## BEGIN SOURCE MATERIAL

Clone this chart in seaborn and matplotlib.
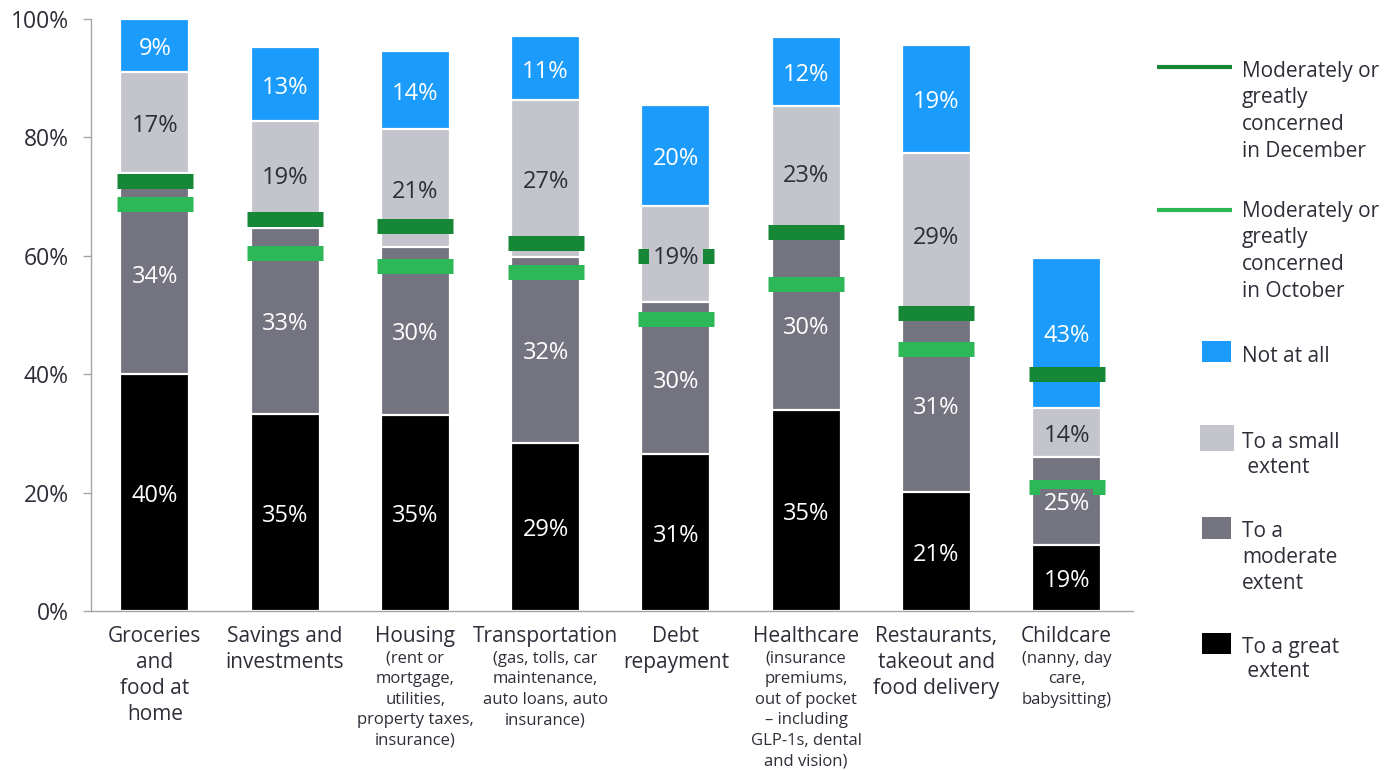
import matplotlib
matplotlib.use("Agg")
import matplotlib.pyplot as plt
from matplotlib.patches import Rectangle
from matplotlib.lines import Line2D
import numpy as np
import pandas as pd
import seaborn as sns

# ---- data ---------------------------------------------------------------
keys = ["groceries", "savings", "housing", "transport", "debt",
        "healthcare", "restaurants", "childcare"]
categories = ["Groceries\nand\nfood at\nhome", "Savings and\ninvestments",
              "Housing", "Transportation", "Debt\nrepayment", "Healthcare",
              "Restaurants,\ntakeout and\nfood delivery", "Childcare"]
details = ["", "",
           "(rent or\nmortgage,\nutilities,\nproperty taxes,\ninsurance)",
           "(gas, tolls, car\nmaintenance,\nauto loans, auto\ninsurance)",
           "",
           "(insurance\npremiums,\nout of pocket\n\u2013 including\nGLP-1s, dental\nand vision)",
           "",
           "(nanny, day\ncare,\nbabysitting)"]

# share answering each level among those to whom the expense applies (%)
great = [40, 35, 35, 29, 31, 35, 21, 19]
moderate = [34, 33, 30, 32, 30, 30, 31, 25]
small = [17, 19, 21, 27, 19, 23, 29, 14]
not_at_all = [9, 13, 14, 11, 20, 12, 19, 43]
# share of all respondents to whom the expense applies (%)
applies = [100, 95.2, 94.6, 97.1, 85.5, 96.9, 95.6, 59.7]
# moderately or greatly concerned, share of all respondents (%)
concern_dec = [72.6, 66.3, 65.0, 62.1, 59.9, 64.1, 50.3, 40.1]
concern_oct = [68.7, 60.4, 58.2, 57.2, 49.4, 55.3, 44.2, 20.9]

level_names = ["To a great extent", "To a moderate extent",
               "To a small extent", "Not at all"]

# ---- style --------------------------------------------------------------
BLUE = "#1b9bfb"
LIGHT = "#c4c4cd"
DARK = "#747480"
BLACK = "#000000"
GREEN_DEC = "#168736"
GREEN_OCT = "#2db757"
TEXT = "#2e2e38"
AXIS = "#a4a4ac"

sns.set_style("white")
plt.rcParams["font.family"] = ["Open Sans", "DejaVu Sans"]

W, H = 1398, 770
fig = plt.figure(figsize=(W / 100, H / 100), dpi=100)
ax = fig.add_axes([91 / W, 1 - 611 / H, (1133 - 91) / W, (611 - 19) / H])

# segment heights scaled to the share of respondents the expense applies to
levels = np.array([great, moderate, small, not_at_all], dtype=float)
heights = levels / levels.sum(axis=0) * np.array(applies)
bottoms = np.vstack([np.zeros(len(keys)), np.cumsum(heights, axis=0)[:-1]])
tops = bottoms + heights

df = pd.DataFrame({"key": keys})
for j, name in enumerate(level_names):
    df[name] = tops[j]

colors = [BLACK, DARK, LIGHT, BLUE]
label_colors = ["white", "white", TEXT, "white"]

# draw cumulative bars from the tallest layer down so they read as a stack
for j in range(3, -1, -1):
    sns.barplot(data=df, x="key", y=level_names[j], order=keys,
                color=colors[j], saturation=1, width=0.53, errorbar=None,
                edgecolor="white", linewidth=1.6, ax=ax, zorder=2)

xpos = np.arange(len(keys))
half = 0.292
ax.hlines(concern_dec, xpos - half, xpos + half, colors=GREEN_DEC,
          linewidth=10.8, capstyle="butt", zorder=3)
ax.hlines(concern_oct, xpos - half, xpos + half, colors=GREEN_OCT,
          linewidth=10.8, capstyle="butt", zorder=3)

for j in range(4):
    for i in range(len(keys)):
        ax.annotate(f"{int(levels[j, i])}%",
                    xy=(xpos[i], bottoms[j, i] + heights[j, i] / 2),
                    xytext=(0, -2.5), textcoords="offset points",
                    ha="center", va="center", fontsize=17,
                    color=label_colors[j], zorder=4,
                    bbox=dict(boxstyle="square,pad=0.15", fc=colors[j],
                              ec="none"))

# ---- axes ---------------------------------------------------------------
ax.set_xlim(-0.49, 7.51)
ax.set_ylim(0, 100)
ax.set_yticks(range(0, 101, 20))
ax.set_yticklabels([f"{v}%" for v in range(0, 101, 20)])
ax.set_xticks(xpos)
ax.set_xticklabels(categories, linespacing=1.3)
ax.set_xlabel("")
ax.set_ylabel("")
for side in ["top", "right"]:
    ax.spines[side].set_visible(False)
for side in ["left", "bottom"]:
    ax.spines[side].set_color(AXIS)
    ax.spines[side].set_linewidth(1.0)
ax.tick_params(axis="y", length=6, width=1, color=AXIS, pad=10,
               labelsize=16.5, labelcolor=TEXT, left=True)
ax.tick_params(axis="x", length=0, pad=11, labelsize=15, labelcolor=TEXT)

for i, d in enumerate(details):
    if d:
        ax.annotate(d, xy=(xpos[i], 0), xycoords=("data", "axes fraction"),
                    xytext=(0, -28.5), textcoords="offset points",
                    ha="center", va="top", fontsize=12, color=TEXT,
                    linespacing=1.38)

# ---- legend -------------------------------------------------------------
def fx(px):
    return px / W


def fy(py):
    return 1 - py / H


def text_lines(lines, x, base, step, size=15):
    for k, line in enumerate(lines):
        fig.text(fx(x), fy(base + k * step), line, ha="left", va="baseline",
                 fontsize=size, color=TEXT)


for y, col in [(67, GREEN_DEC), (210, GREEN_OCT)]:
    fig.add_artist(Line2D([fx(1157), fx(1232)], [fy(y), fy(y)],
                          transform=fig.transFigure, color=col,
                          linewidth=3, solid_capstyle="butt"))
text_lines(["Moderately or", "greatly", "concerned", "in December"],
           1242, 76.7, 26.7)
text_lines(["Moderately or", "greatly", "concerned", "in October"],
           1242, 216.7, 26.7)

swatches = [(BLUE, 1202, 341, 29, 21, ["Not at all"], 361.7, 26),
            (LIGHT, 1200, 425, 34, 26, ["To a small", " extent"], 448, 24.7),
            (DARK, 1202, 517, 29, 22, ["To a", "moderate", "extent"], 536.7, 26),
            (BLACK, 1202, 633, 29, 21, ["To a great", " extent"], 653.3, 23.7)]
for col, x0, y0, w, h, lines, base, step in swatches:
    fig.add_artist(Rectangle((fx(x0), fy(y0 + h)), w / W, h / H,
                             transform=fig.transFigure, facecolor=col,
                             edgecolor="none"))
    text_lines(lines, 1242, base, step)

fig.savefig("out.png", dpi=100, facecolor="white")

## END SOURCE MATERIAL

WHAT YOU WILL DO: Return only the number of lines in the data above that include the word "seaborn".

SOLVED EXERCISE: 2